__DATA SHOWN__
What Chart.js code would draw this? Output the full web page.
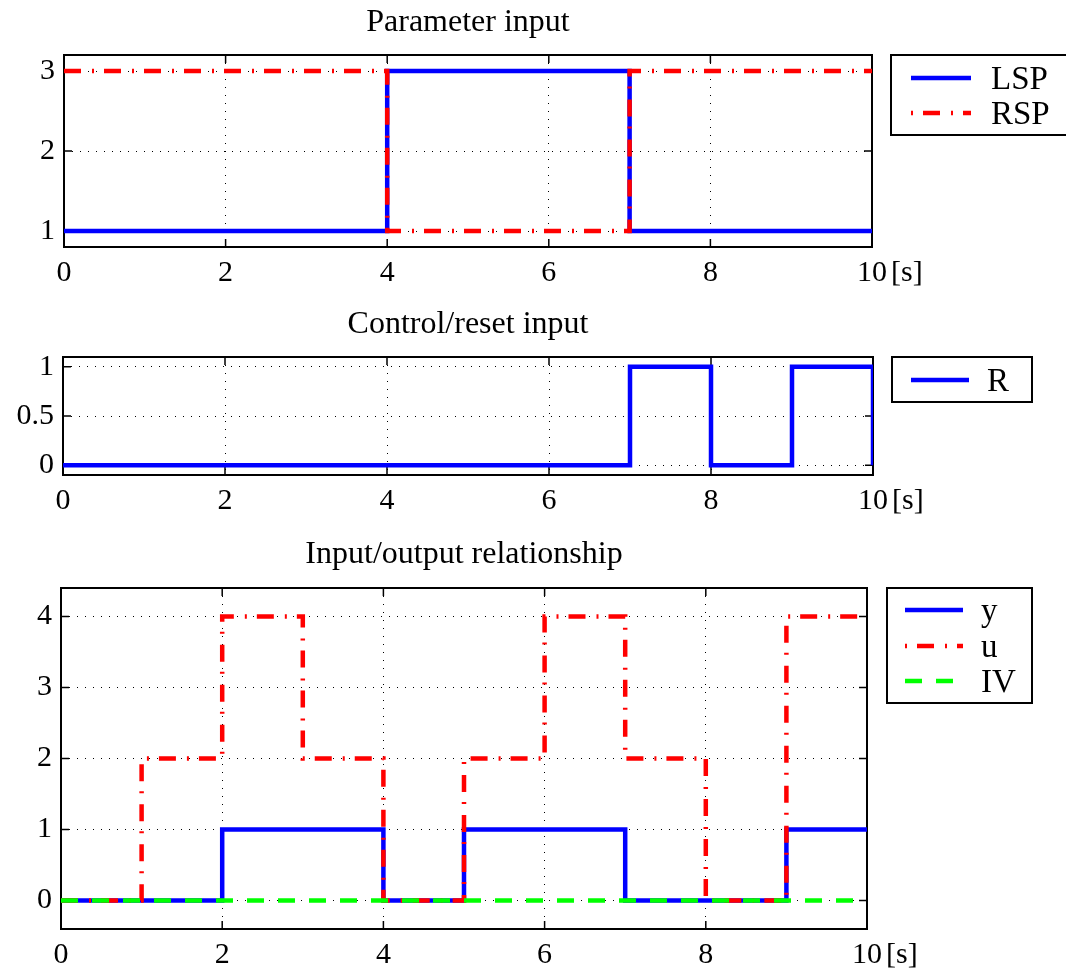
<!DOCTYPE html>
<html>
<head>
<meta charset="utf-8">
<title>Parameter / reset / input-output</title>
<script src="https://cdn.jsdelivr.net/npm/chart.js@4.4.1/dist/chart.umd.min.js"></script>
<style>
  body { margin: 0; background: #fff; }
  .panel { position: absolute; left: 0; }
  canvas { display: block; }
</style>
</head>
<body>
<div class="panel" style="top:0"><canvas id="paramChart" width="1066" height="300"></canvas></div>
<div class="panel" style="top:300px"><canvas id="resetChart" width="1066" height="225"></canvas></div>
<div class="panel" style="top:525px"><canvas id="ioChart" width="1066" height="445"></canvas></div>
<script>
// ===== Data =====
const timeTicks = [0, 2, 4, 6, 8, 10];

// Parameter input
const paramTime = [0, 4, 7, 10];
const lspValues = [1, 3, 1, 1];
const rspValues = [3, 1, 3, 3];
const paramTicks = [1, 2, 3];

// Control/reset input
const resetTime = [0, 7, 8, 9, 10];
const rValues = [0, 1, 0, 1, 0];
const resetTicks = [0, 0.5, 1];

// Input/output relationship
const ioTime = [0, 1, 2, 3, 4, 5, 6, 7, 8, 9, 10];
const yValues = [0, 0, 1, 1, 0, 1, 1, 0, 0, 1, 1];
const uValues = [0, 2, 4, 2, 0, 2, 4, 2, 0, 4, 4];
const ivValues = [0, 0, 0, 0, 0, 0, 0, 0, 0, 0, 0];
const ioTicks = [0, 1, 2, 3, 4];

// ===== Styles =====
const SERIF = '"Liberation Serif", "Times New Roman", serif';
const BLUE = '#0000ff';
const RED = '#ff0000';
const GREEN = '#00ff00';
const DASH_DOT = [17, 11, 2, 10];
const DASHED = [17, 14];
const TICK_FONT = 30;
const TEXT_FONT = 33;

function stepSeries(label, xs, ys, color, dash, order) {
  return {
    label,
    data: xs.map((t, i) => ({ x: t, y: ys[i] })),
    borderColor: color,
    borderWidth: 4.5,
    borderDash: dash,
    borderCapStyle: 'butt',
    stepped: true,
    pointRadius: 0,
    fill: false,
    order,
  };
}

// frame with inward ticks, drawn under the data like MATLAB does
const framePlugin = {
  id: 'frame',
  beforeDatasetsDraw(chart) {
    const { ctx, chartArea: a, scales: { x, y } } = chart;
    ctx.save();
    ctx.strokeStyle = '#000';
    ctx.setLineDash([]);
    ctx.lineWidth = 1.5;
    ctx.beginPath();
    for (const t of x.ticks) {
      const px = x.getPixelForValue(t.value);
      ctx.moveTo(px, a.bottom); ctx.lineTo(px, a.bottom - 8);
      ctx.moveTo(px, a.top); ctx.lineTo(px, a.top + 8);
    }
    for (const t of y.ticks) {
      const py = y.getPixelForValue(t.value);
      ctx.moveTo(a.left, py); ctx.lineTo(a.left + 8, py);
      ctx.moveTo(a.right, py); ctx.lineTo(a.right - 8, py);
    }
    ctx.stroke();
    ctx.lineWidth = 2;
    ctx.strokeRect(a.left, a.top, a.right - a.left, a.bottom - a.top);
    ctx.restore();
  },
  afterDraw(chart, args, opts) {
    const { ctx, chartArea: a, scales: { x } } = chart;
    ctx.save();
    ctx.fillStyle = '#000';

    // title
    ctx.font = '32px ' + SERIF;
    ctx.textAlign = 'center';
    ctx.textBaseline = 'alphabetic';
    ctx.fillText(opts.title, (a.left + a.right) / 2, opts.titleY);

    // unit after the last tick label
    ctx.font = TICK_FONT + 'px ' + SERIF;
    const last = x.ticks[x.ticks.length - 1];
    const lx = x.getPixelForValue(last.value) + ctx.measureText(String(last.value)).width / 2 + 4;
    ctx.textAlign = 'left';
    ctx.textBaseline = 'middle';
    ctx.fillText('[s]', lx, x.top + 8 + TICK_FONT * 0.6);

    // legend box
    const lg = opts.legend;
    ctx.lineWidth = 2;
    ctx.strokeStyle = '#000';
    ctx.strokeRect(lg.left, a.top, lg.width, lg.height);
    ctx.font = TEXT_FONT + 'px ' + SERIF;
    ctx.textBaseline = 'alphabetic';
    chart.data.datasets.forEach((ds, i) => {
      const ry = a.top + lg.rows[i];
      ctx.save();
      ctx.strokeStyle = ds.borderColor;
      ctx.lineWidth = 4.5;
      ctx.lineCap = 'butt';
      ctx.setLineDash(ds.borderDash || []);
      ctx.lineDashOffset = ds.borderDash === DASH_DOT ? 28 : 0;
      ctx.beginPath();
      ctx.moveTo(lg.lineX0, ry);
      ctx.lineTo(lg.lineX1, ry);
      ctx.stroke();
      ctx.restore();
      ctx.fillText(ds.label, lg.textX, ry + 11);
    });
    ctx.restore();
  },
};

function renderStepChart(canvasId, datasets, cfg) {
  const canvas = document.getElementById(canvasId);
  const tickFont = { family: SERIF, size: TICK_FONT };
  return new Chart(canvas, {
    type: 'line',
    data: { datasets },
    plugins: [framePlugin],
    options: {
      responsive: false,
      animation: false,
      events: [],
      layout: { padding: { left: 0, top: cfg.top, right: cfg.right, bottom: cfg.bottom } },
      plugins: {
        legend: { display: false },
        tooltip: { enabled: false },
        frame: { title: cfg.title, titleY: cfg.titleY, legend: cfg.legend },
      },
      scales: {
        x: {
          type: 'linear',
          min: 0,
          max: 10,
          afterBuildTicks: (s) => { s.ticks = timeTicks.map(v => ({ value: v })); },
          afterFit: (s) => { s.height = cfg.xHeight; },
          grid: { color: '#000', lineWidth: 1, drawTicks: false },
          border: { display: false, dash: [1, 7] },
          ticks: { font: tickFont, color: '#000', padding: 8, maxRotation: 0, autoSkip: false, callback: (v) => String(v) },
        },
        y: {
          type: 'linear',
          min: cfg.yMin,
          max: cfg.yMax,
          afterBuildTicks: (s) => { s.ticks = cfg.yTicks.map(v => ({ value: v })); },
          afterFit: (s) => { s.width = cfg.yWidth; },
          grid: { color: '#000', lineWidth: 1, drawTicks: false },
          border: { display: false, dash: [1, 7] },
          ticks: { font: tickFont, color: '#000', padding: 9, autoSkip: false, callback: (v) => String(v) },
        },
      },
    },
  });
}

renderStepChart('paramChart', [
  stepSeries('LSP', paramTime, lspValues, BLUE, [], 2),
  stepSeries('RSP', paramTime, rspValues, RED, DASH_DOT, 1),
], {
  title: 'Parameter input', titleY: 31,
  top: 55, right: 194, bottom: 8, xHeight: 45, yWidth: 64,
  yMin: 0.8, yMax: 3.2, yTicks: paramTicks,
  legend: { left: 891, width: 190, height: 80, rows: [23, 58], lineX0: 911, lineX1: 971, textX: 991 },
});

renderStepChart('resetChart', [
  stepSeries('R', resetTime, rValues, BLUE, [], 1),
], {
  title: 'Control/reset input', titleY: 33,
  top: 57, right: 193, bottom: 5, xHeight: 45, yWidth: 63,
  yMin: -0.1, yMax: 1.1, yTicks: resetTicks,
  legend: { left: 892, width: 140, height: 45, rows: [23], lineX0: 911, lineX1: 969, textX: 987 },
});

renderStepChart('ioChart', [
  stepSeries('y', ioTime, yValues, BLUE, [], 3),
  stepSeries('u', ioTime, uValues, RED, DASH_DOT, 2),
  stepSeries('IV', ioTime, ivValues, GREEN, DASHED, 1),
], {
  title: 'Input/output relationship', titleY: 38,
  top: 63, right: 199, bottom: 0, xHeight: 41, yWidth: 61,
  yMin: -0.4, yMax: 4.4, yTicks: ioTicks,
  legend: { left: 887, width: 145, height: 115, rows: [22, 58, 93], lineX0: 905, lineX1: 963, textX: 981 },
});
</script>
</body>
</html>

__TASK DIRECTIONS__
Leave out the pictures and restate, word for word, the lines from the top of the data through the line containing "const timeTicks = [0, 2, 4, 6, 8, 10];", both included.

__SOLUTION TO THIS EXERCISE__
What Chart.js code would draw this? Output the full web page.
<!DOCTYPE html>
<html>
<head>
<meta charset="utf-8">
<title>Parameter / reset / input-output</title>
<script src="https://cdn.jsdelivr.net/npm/chart.js@4.4.1/dist/chart.umd.min.js"></script>
<style>
  body { margin: 0; background: #fff; }
  .panel { position: absolute; left: 0; }
  canvas { display: block; }
</style>
</head>
<body>
<div class="panel" style="top:0"><canvas id="paramChart" width="1066" height="300"></canvas></div>
<div class="panel" style="top:300px"><canvas id="resetChart" width="1066" height="225"></canvas></div>
<div class="panel" style="top:525px"><canvas id="ioChart" width="1066" height="445"></canvas></div>
<script>
// ===== Data =====
const timeTicks = [0, 2, 4, 6, 8, 10];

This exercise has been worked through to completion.